Burger: Integration is like a soccer game: A group of stars is not a team yet.
They need focused coaching, which we do very carefully. On one side, we support the individual
strengths of the group members. On the other, we integrate them into a corporate team and culture.
We deliberately did not close any branches, and thus, there is no big move of people from one place
to another.

The main target is to have a consistent market entrance with all group members. This is not
such a difficult task in a family-owned company with short decision routes.

TW Asia: How have your employees and customers reacted to the acquisitions?

Burger: Very, very positively. Our employees see a strategy of growth and a secure
future. Don’t forget, the acquisition was made by a technology company, and not by a financial
investor. Here is somebody with a long-term investment that has a lot of confidence in the people.

For our customers, our group signals that it is a reliable partner with a solid
technological background. As we can offer complete lines, it’s getting better all the time, and one
can build up trust with the customers. For example, we’ve sold complete man-made fiber lines to
Indonesia, Pakistan and China. Trützschler Nonwovens is working well, and the winding department
has a full order book for one year ahead.

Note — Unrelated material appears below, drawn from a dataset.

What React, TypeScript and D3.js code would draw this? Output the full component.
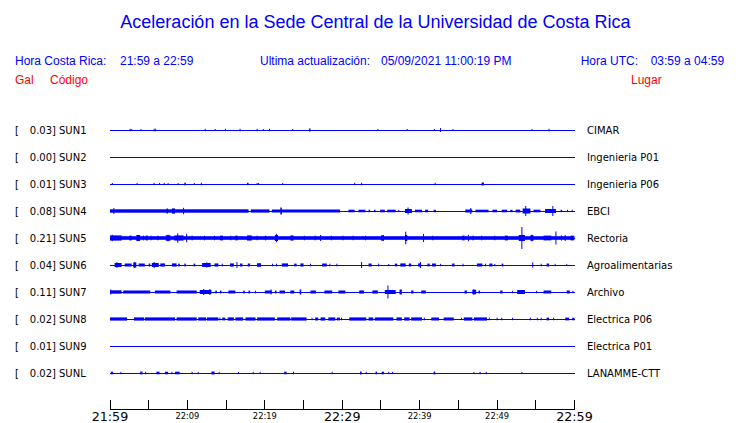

TW Asia: What are Trützschler’s top sellers and export markets?

Burger: In spinning, our top seller is the TC 11, the most economical card in the
market. In the blow room, the Foreign Fiber Separator SP-FPU with its complete, modular system for
detection and safe separation of foreign parts without high fiber losses is well-accepted
worldwide. In the draw frame sector, we continuously increase our market share. In card clothing,
the trend is to new products with less maintenance and increased product quality. For nonwovens,
our core competence is in the know-how of complete lines. We’re the only company that can master
four nonwovens bonding technologies. A focal point is spunlaced lines. In man-made fiber, we are
successful in lines with a daily production capacity between 100 and 600 metric tons.

For spinning machinery, our most important export markets are Southeast Asia including
Pakistan and Bangladesh, and, of course, Turkey. Big markets like China and India are mainly served
by our local production plants. Nonwovens machinery exports are only shipped from Germany.

TW Asia: How do you see the current market situation? What do you expect in

Burger: We see a slight improvement compared to 2012, particularly for China and
India. Due to political instability, there are problems in Egypt and Syria. The poor supply of
energy in the south of India is also a handicap for development of the local textile industry.

For 2013, we expect stable business development without big growth, but also considerable
market breakdown. We expect our export share will increase further in the nonwovens and man-made
fibers sectors.

Countries with a growing consumption of textile products are Trützschler’s most important
markets and, of course, all countries with a high export share of textiles and apparel.

TW Asia: Where will you go in the next few years?

Burger: I think China is not a low-cost country anymore; it also has a huge
domestic market and consumption. Many Chinese textile producers have stopped exporting; the local
markets are in better shape. On the other hand, this will give other countries a chance to increase
their own exports.

TW Asia: What do you expect from this group of companies for the future?

Burger: We want to be the partner around the whole fiber and fiber preparation
business. We want to be the technology leader in these fields of applications.

TW Asia: In certain product portfolio areas, you are considered to be a market
leader. Why is this, and how do you plan to keep that position?

Burger: We have strong quality and service commitments to our customers. We want
to be close to our customers and their markets, and deliver technology and products that are in
demand in the various markets.

R&D is of great importance for our business. Development will be even more global and
specific to the different markets. Our service around the globe will be very present for our
customers and will surely expand even more.

TW Asia: Are more acquisitions possible?

Burger: We don’t have concrete plans in that direction. We think we are in pretty
good shape today. However, one should never say “Never.”